Hurricane force winds rip across the plain. Kirk and Spock literally dig their hands into the rocky soil to keep from being swept away. Kirk carefully reaches for his communicator. "Must beam up," he tells Spock. To Ehvay, he says, "Goodbye."

Ehvay, totally unaffected by the winds, serenely looks at him. "Goodbye – my love."

The wind rips the communicator from Kirk’s hand. Ehvay sees Kirk dragged away by the wind. She gasps, stretches out her hand.

Kirk, Spock and Ehvay are back on the bridge of the Enterprise.

The electro-magnetic storm Ehdom has created is wreaking havoc on all the Enterprise’s systems. Ehvay now comes to realize that Ehdom is only using the minds within his brain for their power. He does not truly care about them, about her. But he is too strong; she cannot stand against him.
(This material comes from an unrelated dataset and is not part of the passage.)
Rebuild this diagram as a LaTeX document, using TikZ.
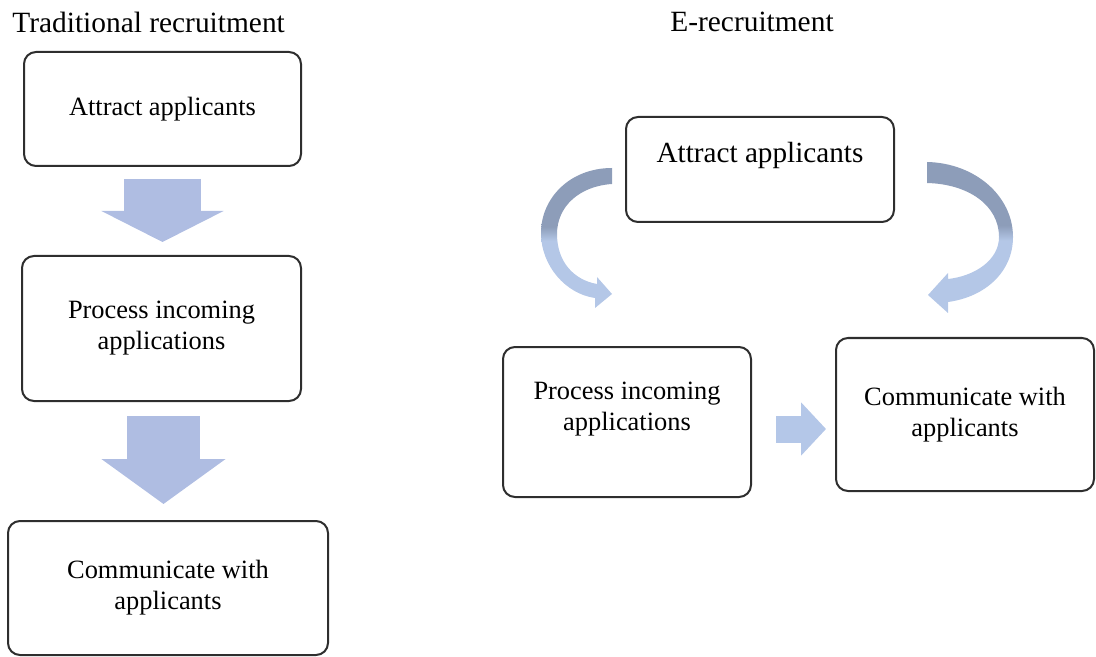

McCoy bursts out of the turbolift. He has discovered a way to reactivate the lifeless bodies on the planet below. If they can feed a certain type of energy into the bodies, they will revive and their minds will leave Ehdom’s brain and return to their own bodies.

But Ehdom reads the plan in Ehvays’s mind, and lashes out at the Enterprise with great terrible bursts of energy. Ehvay mentally casts a shield around the ship to momentarily protect them, but they must hurry.

At last, the computers are ready to send the signal. But before Kirk can press the button to send, Ehvay screams, collapses, and the mental shield she was keeping about the Enterprise dissolves. Ehdom strikes at the ship. Kirk struggles to reach the button, his fingertips find it. He presses it.

The signal is sent from the Enterprise to the bodies below. As each body is brought back to life, its mind flees Ehdom’s brain and returns. As more bodies receive their minds back, Ehdom is weakened, and the wind dies down, the incredible auroreal display flickers. Ehdom draws inward upon himself, collapses, vanishes into the rocky soil.

On the Enterprise, the lights steady, systems flicker back on. Kirk looks down at the lifeless body of Ehvay. She had finally discovered what her people had lost –- love. And her love had bought new life for them.


I'm of two minds about this story.

The suspense that builds as Ehdom slowly reveals his "next to last step" and his "final step" are real, and would have gripped the viewing audience, provided the bald, oversized cranium was not too oversized (not into Lost In Space territory), and provided they secured the services of an actor such as Michael Ansara to essay the role.

However, the subplot with Kirk showing Ehvay the "love, strange love a star-man teaches" was more than a bit tired, even in 1968.

Far superior to "The Lost Star," though it does suffer from some of the same technobabble nonsense -- just how did McCoy know the minds would reenter the bodies after he zapped them? Ehvay never told him this.

I'm thinking the cost of the special effects, alone, played a great part in dooming this potential episode.

And I apologize for paraphrasing Gene Roddenberry's lyrics to the opening theme, but I couldn't get the damn thing out of my head as I encapsulated those scenes.